Drawn to water

I noticed a theme as I wandered through the galleries. I greeted old friends hanging on the walls of the Art Institute. But I also like noticing what speaks to me on a particular visit. I noticed this time it was water. Bodies of water. Usually waves, a turbulent ocean. Was my nostalgia for the coast coming through in the art I was drawn to?

I noticed Renoir’s Seascape. Renoir is not really known for water paintings, but that’s what spoke to me—the soft blues and greens of this Impressionist. Huh. I moved on.

Then there was Jules Dupré’s Barks Fleeing Before the Storm. Normally, I don’t think this painting would have grabbed me. It is dark and foreboding. Maybe something was going on with me and water.

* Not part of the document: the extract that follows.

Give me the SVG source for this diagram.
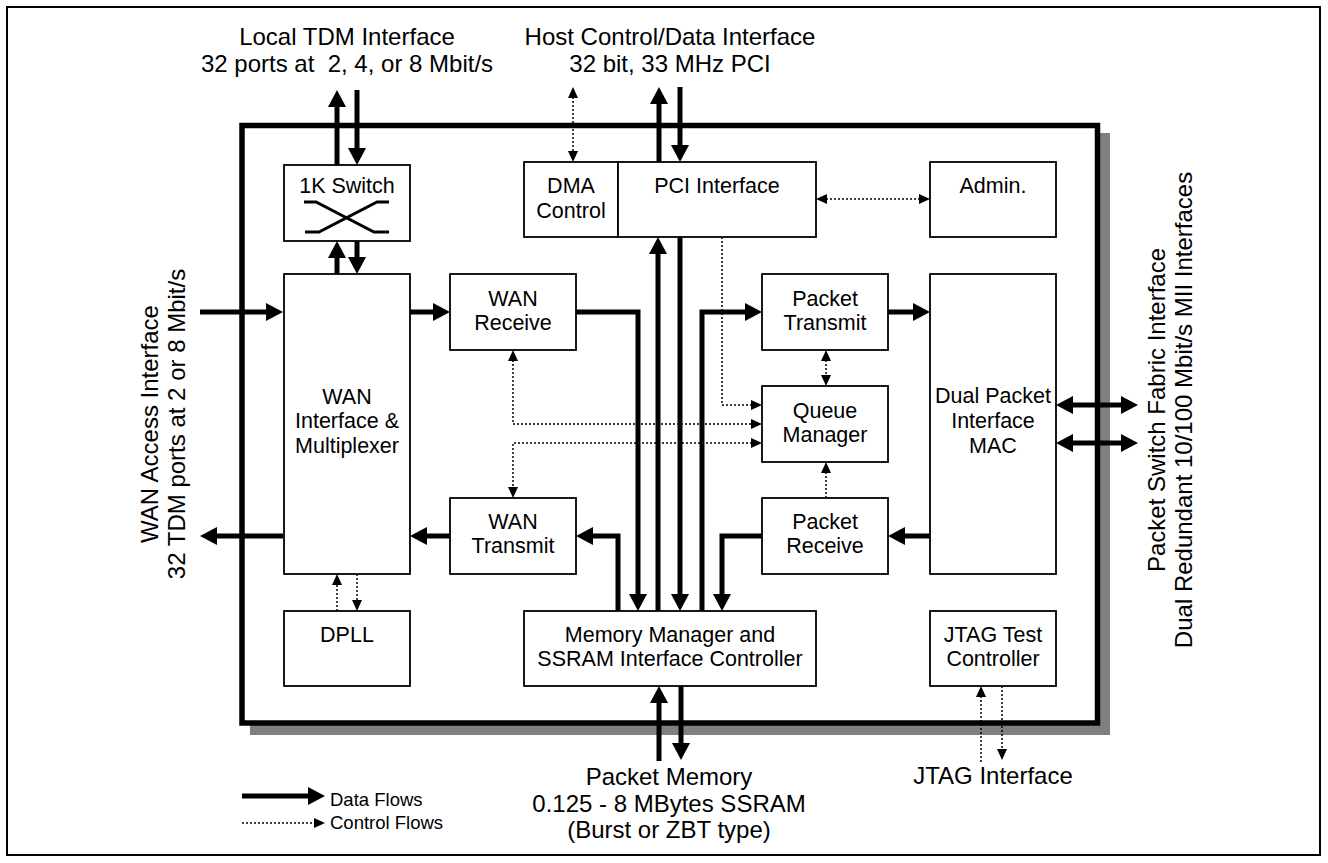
<svg xmlns="http://www.w3.org/2000/svg" width="1328" height="863" viewBox="0 0 1328 863">
<style>
.box{fill:#fff;stroke:#000;stroke-width:1.8}
.t{font-family:"Liberation Sans",Arial,sans-serif;font-size:21.5px;text-anchor:middle;fill:#000}
.tt{font-family:"Liberation Sans",Arial,sans-serif;font-size:24px;text-anchor:middle;fill:#000}
.lg{font-family:"Liberation Sans",Arial,sans-serif;font-size:18.5px;fill:#000}
.d{fill:none;stroke:#000;stroke-width:5;stroke-linejoin:miter}
.c{fill:none;stroke:#000;stroke-width:1.5;stroke-dasharray:2 2}
.da{marker-end:url(#ha)}
.dd{marker-start:url(#ha);marker-end:url(#ha)}
.ca{marker-end:url(#hc)}
.cd{marker-start:url(#hc);marker-end:url(#hc)}
</style>
<defs>
<marker id="ha" markerUnits="userSpaceOnUse" markerWidth="17" markerHeight="18" refX="7" refY="9" orient="auto-start-reverse" viewBox="0 0 17 18"><path d="M0,0 L17,9 L0,18 z" fill="#000"/></marker>
<marker id="hc" markerUnits="userSpaceOnUse" markerWidth="11" markerHeight="10" refX="5" refY="5" orient="auto-start-reverse" viewBox="0 0 11 10"><path d="M0,0 L11,5 L0,10 z" fill="#000"/></marker>
</defs>
<rect x="0" y="0" width="1328" height="863" fill="#fff"/>
<rect x="7" y="7" width="1313" height="848" fill="none" stroke="#000" stroke-width="2"/>
<g id="chip">
<rect x="250" y="133" width="860" height="602" fill="#808080"/>
<rect x="242" y="125.5" width="855.5" height="597.5" fill="#fff" stroke="#000" stroke-width="5.5"/>
</g>
<g id="switch1k">
<rect class="box" x="284" y="165" width="126" height="76"/>
<text class="t" x="347" y="193">1K Switch</text>
<path d="M304,202 H316 L374,232 H389 M305,232 H319 L377,202 H389" fill="none" stroke="#000" stroke-width="3"/>
</g>
<g id="dma">
<rect class="box" x="524" y="162" width="94" height="75"/>
<text class="t" x="571" y="193">DMA</text>
<text class="t" x="571" y="218">Control</text>
</g>
<g id="pci">
<rect class="box" x="618" y="162" width="198" height="75"/>
<text class="t" x="717" y="193">PCI Interface</text>
</g>
<g id="admin">
<rect class="box" x="930" y="162" width="126" height="75"/>
<text class="t" x="993" y="193">Admin.</text>
</g>
<g id="wanif">
<rect class="box" x="284" y="274" width="126" height="300"/>
<text class="t" x="347" y="404">WAN</text>
<text class="t" x="347" y="428">Interface &amp;</text>
<text class="t" x="347" y="453">Multiplexer</text>
</g>
<g id="wanrx">
<rect class="box" x="450" y="274" width="126" height="76"/>
<text class="t" x="513" y="306">WAN</text>
<text class="t" x="513" y="330">Receive</text>
</g>
<g id="wantx">
<rect class="box" x="450" y="498" width="126" height="76"/>
<text class="t" x="513" y="529">WAN</text>
<text class="t" x="513" y="553">Transmit</text>
</g>
<g id="pkttx">
<rect class="box" x="762" y="274" width="126" height="76"/>
<text class="t" x="825" y="306">Packet</text>
<text class="t" x="825" y="330">Transmit</text>
</g>
<g id="qm">
<rect class="box" x="762" y="386" width="126" height="76"/>
<text class="t" x="825" y="418">Queue</text>
<text class="t" x="825" y="442">Manager</text>
</g>
<g id="pktrx">
<rect class="box" x="762" y="498" width="126" height="76"/>
<text class="t" x="825" y="529">Packet</text>
<text class="t" x="825" y="553">Receive</text>
</g>
<g id="mac">
<rect class="box" x="930" y="274" width="126" height="300"/>
<text class="t" x="993" y="403">Dual Packet</text>
<text class="t" x="993" y="428">Interface</text>
<text class="t" x="993" y="453">MAC</text>
</g>
<g id="dpll">
<rect class="box" x="284" y="611" width="126" height="75"/>
<text class="t" x="347" y="642">DPLL</text>
</g>
<g id="mem">
<rect class="box" x="524" y="611" width="292" height="75"/>
<text class="t" x="670" y="642">Memory Manager and</text>
<text class="t" x="670" y="666">SSRAM Interface Controller</text>
</g>
<g id="jtag">
<rect class="box" x="930" y="611" width="126" height="75"/>
<text class="t" x="993" y="642">JTAG Test</text>
<text class="t" x="993" y="666">Controller</text>
</g>
<g id="labels">
<text class="tt" x="347" y="45">Local TDM Interface</text>
<text class="tt" x="347" y="72">32 ports at&#160; 2, 4, or 8 Mbit/s</text>
<text class="tt" x="670" y="45">Host Control/Data Interface</text>
<text class="tt" x="670" y="72">32 bit, 33 MHz PCI</text>
<text class="tt" transform="translate(158,424) rotate(-90)">WAN Access Interface</text>
<text class="tt" transform="translate(185,424) rotate(-90)">32 TDM ports at 2 or 8 Mbit/s</text>
<text class="tt" transform="translate(1165,410) rotate(-90)">Packet Switch Fabric Interface</text>
<text class="tt" transform="translate(1192,410) rotate(-90)">Dual Redundant 10/100 Mbit/s MII Interfaces</text>
<text class="tt" x="669" y="785">Packet Memory</text>
<text class="tt" x="669" y="812">0.125 - 8 MBytes SSRAM</text>
<text class="tt" x="669" y="838">(Burst or ZBT type)</text>
<text class="tt" x="993" y="784">JTAG Interface</text>
</g>
<g id="legend">
<path class="d da" d="M242,796 H315"/>
<text class="lg" x="330" y="806">Data Flows</text>
<path class="c ca" d="M242,823 H319"/>
<text class="lg" x="330" y="829">Control Flows</text>
</g>
<g id="connectors">
<path class="d da" d="M337,165 V100"/>
<path class="d da" d="M357,90 V155"/>
<path class="d da" d="M357,241 V264"/>
<path class="d da" d="M337,274 V251"/>
<path class="d da" d="M200,312 H273"/>
<path class="d da" d="M283,536 H210"/>
<path class="d da" d="M410,312 H440"/>
<path class="d da" d="M450,536 H420"/>
<path class="d da" d="M576,312 H638 V601"/>
<path class="d da" d="M618,611 V536 H586"/>
<path class="d da" d="M658,611 V247"/>
<path class="d da" d="M680,237 V601"/>
<path class="d da" d="M659,162 V97"/>
<path class="d da" d="M680,87 V152"/>
<path class="d da" d="M702,611 V312 H752"/>
<path class="d da" d="M762,536 H722 V601"/>
<path class="d da" d="M888,312 H920"/>
<path class="d da" d="M930,536 H898"/>
<path class="d dd" d="M1066,405 H1128"/>
<path class="d dd" d="M1066,443 H1128"/>
<path class="d da" d="M681,686 V750"/>
<path class="d da" d="M659,761 V696"/>
<path class="c cd" d="M573,93 V156"/>
<path class="c cd" d="M822,199 H924"/>
<path class="c ca" d="M722,237 V405 H756"/>
<path class="c cd" d="M513,356 V424 H756"/>
<path class="c cd" d="M756,443 H513 V492"/>
<path class="c cd" d="M826,356 V380"/>
<path class="c ca" d="M826,498 V468"/>
<path class="c ca" d="M337,611 V580"/>
<path class="c ca" d="M357,574 V605"/>
<path class="c ca" d="M981,762 V692"/>
<path class="c ca" d="M1002,686 V754"/>
</g>
</svg>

I later found myself standing before Monet’s Water Lilies. Well, at least this attraction seems normal. This painting is light and airy, a typical favorite of even those with a passing knowledge of Impressionism.

Then there was the dark stillness of Sohlberg’s Fisherman’s Cottage. A dark Norwegian scene…night descending. A certain calmness drew me in. I wanted to go there. Live there.

In Rosenthal’s rendition of an episode from the Arthurian legends, Elaine lays stretched out as an anonymous boatman ferries her body to Camelot. The boat slowly glides through the nearly still water. Myth and unrequited love intertwine in this painting, exuding an air of fatalism.

Whether turbulent light waves, dark storm-foreboding waves, ponds of water lilies, a dark body of water surrounded by evergreens at twilight, or a journey of the dead over calm water, water was speaking to me that day. Perhaps I was missing the coast more than I thought.